* **Material provided**
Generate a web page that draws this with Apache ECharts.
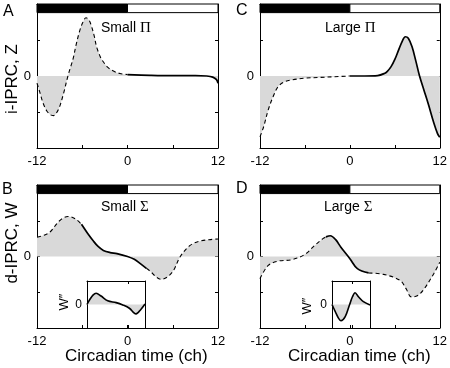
<!DOCTYPE html>
<html><head><meta charset="utf-8">
<script src="https://cdn.jsdelivr.net/npm/echarts@6/dist/echarts.min.js"></script>
<style>html,body{margin:0;padding:0;background:#fff}#c{width:450px;height:368px}</style>
</head><body><div id="c"></div>
<script>
// ---------------- data ----------------
const xTickLabels = [-12, 0, 12];
const xTicks = [-12, -6, 0, 6, 12];
const yTickLabels = [0];
const darkBar = [-12, 0];
const lightBar = [0, 12];

// Panel A: i-IPRC, Z (small Pi)
const aX = [-12, -11.6, -11.2, -10.7, -10.2, -9.8, -9.4, -9.0, -8.5, -7.9, -7.5, -7.2, -6.8, -6.3, -5.9, -5.5, -5.1, -4.8, -4.4, -4.1, -3.7, -3.4, -2.6, -1.8, -1, 0, 3, 6, 9, 10.5, 11.3, 11.8, 12];
const aY = [-0.2, -0.47, -0.75, -0.97, -1.08, -1.1, -1.02, -0.85, -0.5, 0, 0.28, 0.49, 0.88, 1.28, 1.5, 1.62, 1.55, 1.4, 1.1, 0.81, 0.58, 0.45, 0.24, 0.13, 0.07, 0.04, 0.02, 0.01, 0.01, 0, -0.03, -0.1, -0.2];
const aSolid = [[0, 12]];
const aDashed = [[-12, 0]];

// Panel C: i-IPRC, Z (large Pi)
const cX = [-12, -11.5, -10.9, -10.2, -9.6, -8.8, -7.8, -6, -4, -2, 0, 2, 3.7, 4.6, 5.0, 5.5, 6.0, 6.5, 7.0, 7.4, 7.8, 8.3, 8.8, 9.3, 9.9, 10.5, 11.2, 11.7, 12];
const cY = [-1.69, -1.4, -0.94, -0.55, -0.3, -0.17, -0.11, -0.06, -0.04, -0.02, 0, 0, 0.01, 0.07, 0.13, 0.26, 0.46, 0.72, 0.97, 1.09, 1.05, 0.81, 0.42, 0, -0.4, -0.8, -1.3, -1.6, -1.7];
const cSolid = [[0, 12]];
const cDashed = [[-12, 0]];

// Panel B: d-IPRC, W (small Sigma)
const bX = [-12, -11, -10.3, -9, -7.9, -6.9, -6.1, -5.3, -4.55, -3.9, -3.2, -2.3, -1.4, 0, 0.9, 1.7, 2.5, 3.0, 3.8, 4.45, 5.3, 6.1, 7.0, 8.3, 9.6, 10.8, 12];
const bY = [0.54, 0.6, 0.68, 1.0, 1.12, 1.05, 0.9, 0.65, 0.44, 0.28, 0.17, 0.11, 0.08, 0, -0.08, -0.2, -0.33, -0.41, -0.57, -0.64, -0.57, -0.39, 0, 0.31, 0.43, 0.47, 0.49];
const bSolid = [[-6.1, 2.5]];
const bDashed = [[-12, -6.1], [2.5, 12]];

// Panel D: d-IPRC, W (large Sigma)
const dX = [-12, -10.9, -9.6, -7.8, -6, -4.7, -3.6, -3.2, -2.6, -1.9, -1.2, 0, 1.0, 2.5, 4.5, 6.7, 7.5, 8.2, 9.0, 9.8, 11.2, 12];
const dY = [-0.62, -0.25, -0.13, -0.09, 0.06, 0.31, 0.5, 0.55, 0.58, 0.47, 0.26, -0.06, -0.34, -0.46, -0.5, -0.67, -0.9, -1.13, -1.1, -0.94, -0.48, -0.16];
const dSolid = [[-3.2, 2.5]];
const dDashed = [[-12, -3.2], [2.5, 12]];

// Insets: W''
const ibX = [-5, -4.7, -4.28, -3.9, -3.3, -2.5, -1.48, -0.68, 0.11, 0.71, 0.92, 1.52, 2];
const ibY = [0, 0.19, 0.4, 0.48, 0.36, 0.16, 0.08, -0.02, -0.16, -0.37, -0.4, -0.2, 0.02];
const idX = [-2.2, -1.84, -1.47, -1.21, -0.74, -0.27, 0.06, 0.35, 0.72, 1.27, 2];
const idY = [0, -0.3, -0.59, -0.69, -0.52, -0.02, 0.33, 0.5, 0.33, 0.12, -0.02];

// ---------------- chart ----------------
const FONT = 'Liberation Sans, Arial, Helvetica, sans-serif';
const FILL = '#d9d9d9';
const SMOOTH = 0.35;
const chart = echarts.init(document.getElementById('c'), null, {renderer: 'canvas'});

function pts(xs, ys, lo, hi) {
  const o = [];
  for (let i = 0; i < xs.length; i++) if (xs[i] >= lo - 1e-9 && xs[i] <= hi + 1e-9) o.push([xs[i], ys[i]]);
  return o;
}

const grid = [], xAxis = [], yAxis = [], series = [];

function mainPanel(box, xs, ys, solid, dashed, labelVals) {
  const g = grid.length;
  grid.push(Object.assign({}, box));
  const xb = xAxis.length;
  xAxis.push({gridIndex: g, type: 'value', min: -12, max: 12, interval: 6, position: 'bottom',
    axisLine: {show: true, onZero: false, lineStyle: {color: '#000', width: 1}},
    axisTick: {show: true, inside: true, length: 3, lineStyle: {color: '#000'}, customValues: xTicks},
    axisLabel: {show: true, hideOverlap: false, customValues: labelVals, margin: 7, fontSize: 13, color: '#000', fontFamily: FONT},
    splitLine: {show: false}});
  xAxis.push({gridIndex: g, type: 'value', min: -12, max: 12, position: 'top',
    axisLine: {show: true, onZero: false, lineStyle: {color: '#000', width: 1}},
    axisTick: {show: false}, axisLabel: {show: false}, splitLine: {show: false}});
  const yl = yAxis.length;
  yAxis.push({gridIndex: g, type: 'value', min: -2, max: 2, interval: 1, position: 'left',
    axisLine: {show: true, onZero: false, lineStyle: {color: '#000', width: 1}},
    axisTick: {show: true, inside: true, length: 3, lineStyle: {color: '#000'}},
    axisLabel: {show: true, hideOverlap: false, customValues: yTickLabels, margin: 6, fontSize: 13, color: '#000', fontFamily: FONT},
    splitLine: {show: false}});
  yAxis.push({gridIndex: g, type: 'value', min: -2, max: 2, interval: 1, position: 'right',
    axisLine: {show: true, onZero: false, lineStyle: {color: '#000', width: 1}},
    axisTick: {show: true, inside: true, length: 3, lineStyle: {color: '#000'}},
    axisLabel: {show: false}, splitLine: {show: false}});
  const all = xs.map((x, i) => [x, ys[i]]);
  series.push({type: 'line', xAxisIndex: xb, yAxisIndex: yl, data: all, smooth: SMOOTH,
    symbol: 'none', silent: true, z: 1,
    lineStyle: {width: 0, opacity: 0}, areaStyle: {color: FILL, opacity: 1, origin: 0},
    markArea: {silent: true, label: {show: false},
      itemStyle: {borderColor: '#000', borderWidth: 1},
      data: [
        [{xAxis: darkBar[0], yAxis: 1.76, itemStyle: {color: '#000', borderColor: '#000', borderWidth: 1}}, {xAxis: darkBar[1], yAxis: 2}],
        [{xAxis: lightBar[0], yAxis: 1.76, itemStyle: {color: '#fff', borderColor: '#000', borderWidth: 1}}, {xAxis: lightBar[1], yAxis: 2}]
      ]}});
  dashed.forEach(r => series.push({type: 'line', xAxisIndex: xb, yAxisIndex: yl, data: pts(xs, ys, r[0], r[1]),
    smooth: SMOOTH, symbol: 'none', silent: true, z: 3,
    lineStyle: {color: '#000', width: 1.1, type: [4, 3]}}));
  solid.forEach(r => series.push({type: 'line', xAxisIndex: xb, yAxisIndex: yl, data: pts(xs, ys, r[0], r[1]),
    smooth: SMOOTH, symbol: 'none', silent: true, z: 3,
    lineStyle: {color: '#000', width: 1.7, type: 'solid'}}));
  return {xb: xb, bottom: box.top + box.height};
}

function insetPanel(box, xs, ys, xmin, xmax) {
  const g = grid.length;
  grid.push(Object.assign({show: false}, box));
  const xb = xAxis.length;
  const tickOpts = {show: true, inside: true, length: 3, lineStyle: {color: '#000'}, customValues: [0]};
  xAxis.push({gridIndex: g, type: 'value', min: xmin, max: xmax, position: 'bottom', z: 6,
    axisLine: {show: true, onZero: false, lineStyle: {color: '#000', width: 1}},
    axisTick: tickOpts, axisLabel: {show: false}, splitLine: {show: false}});
  xAxis.push({gridIndex: g, type: 'value', min: xmin, max: xmax, position: 'top', z: 6,
    axisLine: {show: true, onZero: false, lineStyle: {color: '#000', width: 1}},
    axisTick: tickOpts, axisLabel: {show: false}, splitLine: {show: false}});
  const yl = yAxis.length;
  yAxis.push({gridIndex: g, type: 'value', min: -1, max: 1, interval: 1, position: 'left', z: 6,
    axisLine: {show: true, onZero: false, lineStyle: {color: '#000', width: 1}},
    axisTick: {show: false},
    axisLabel: {show: true, customValues: yTickLabels, margin: 5, fontSize: 12, color: '#000', fontFamily: FONT},
    splitLine: {show: false}});
  yAxis.push({gridIndex: g, type: 'value', min: -1, max: 1, position: 'right', z: 6,
    axisLine: {show: true, onZero: false, lineStyle: {color: '#000', width: 1}},
    axisTick: {show: false}, axisLabel: {show: false}, splitLine: {show: false}});
  const all = xs.map((x, i) => [x, ys[i]]);
  series.push({type: 'line', xAxisIndex: xb, yAxisIndex: yl, data: all, smooth: SMOOTH,
    symbol: 'none', silent: true, z: 7,
    lineStyle: {color: '#000', width: 1.6}, areaStyle: {color: FILL, opacity: 1, origin: 0}});
}

mainPanel({left: 37, top: 4, width: 181, height: 144}, aX, aY, aSolid, aDashed, xTickLabels);
mainPanel({left: 260, top: 4, width: 181, height: 144}, cX, cY, cSolid, cDashed, xTickLabels);
const bInfo = mainPanel({left: 37, top: 185, width: 181, height: 143}, bX, bY, bSolid, bDashed, xTickLabels.filter(v => v !== 0));
mainPanel({left: 260, top: 185, width: 181, height: 143}, dX, dY, dSolid, dDashed, xTickLabels);
insetPanel({left: 87, top: 281, width: 58, height: 47}, ibX, ibY, -5, 2);
insetPanel({left: 332, top: 281, width: 38, height: 47}, idX, idY, -2.2, 2);

function txt(x, y, text, size) {
  return {type: 'text', x: x, y: y, silent: true,
    style: {text: text, fontSize: size, fontFamily: FONT, fill: '#000', textVerticalAlign: 'middle', textAlign: 'left'}};
}
function rich(x, y, a, b) {
  return {type: 'text', x: x, y: y, silent: true,
    style: {text: a + ' {g|' + b + '}', fontSize: 14, fontFamily: FONT, fill: '#000', textVerticalAlign: 'middle', textAlign: 'left',
      rich: {g: {fontSize: 15, fontFamily: 'Liberation Serif, Times New Roman, serif', fill: '#000'}}}};
}
function rot(x, y, text, size) {
  return {type: 'text', x: x, y: y, rotation: Math.PI / 2, silent: true,
    style: {text: text, fontSize: size, fontFamily: FONT, fill: '#000', textVerticalAlign: 'middle', textAlign: 'center'}};
}

const elements = [
  txt(3, 12, 'A', 16), txt(2, 190, 'B', 16), txt(236, 11, 'C', 16), txt(236, 189, 'D', 16),
  rich(101, 28, 'Small', 'Π'), rich(325, 28, 'Large', 'Π'),
  rich(101, 207, 'Small', 'Σ'), rich(324, 207, 'Large', 'Σ'),
  rot(12, 79, 'i-IPRC, Z', 17), rot(12, 243, 'd-IPRC, W', 17),
  txt(65, 356, 'Circadian time (ch)', 17), txt(288, 356, 'Circadian time (ch)', 17),
  rot(64, 302, 'W″', 13), rot(307, 306, 'W″', 13)
];

chart.setOption({animation: false, backgroundColor: '#fff', grid, xAxis, yAxis, series});

// B panel zero tick label, positioned through the axis scale, on a top layer
let bZeroX = chart.convertToPixel({xAxisIndex: bInfo.xb}, 0);
if (Array.isArray(bZeroX)) bZeroX = bZeroX[0];
if (!Number.isFinite(bZeroX)) bZeroX = 37 + 181 / 2;
elements.push({type: 'text', x: bZeroX, y: bInfo.bottom + 7, silent: true,
  style: {text: String(xTickLabels[1]), fontSize: 13, fontFamily: FONT, fill: '#000', textAlign: 'center', textVerticalAlign: 'top'}});
chart.setOption({graphic: {zlevel: 1, elements: elements}});
</script>
</body></html>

* **Exercise requirements**
Begin at the first line of the data above and repeat each line exactly, stopping after the line containing "const lightBar = [0, 12];". Omit the pictures.

* **Task solution**
Generate a web page that draws this with Apache ECharts.
<!DOCTYPE html>
<html><head><meta charset="utf-8">
<script src="https://cdn.jsdelivr.net/npm/echarts@6/dist/echarts.min.js"></script>
<style>html,body{margin:0;padding:0;background:#fff}#c{width:450px;height:368px}</style>
</head><body><div id="c"></div>
<script>
// ---------------- data ----------------
const xTickLabels = [-12, 0, 12];
const xTicks = [-12, -6, 0, 6, 12];
const yTickLabels = [0];
const darkBar = [-12, 0];
const lightBar = [0, 12];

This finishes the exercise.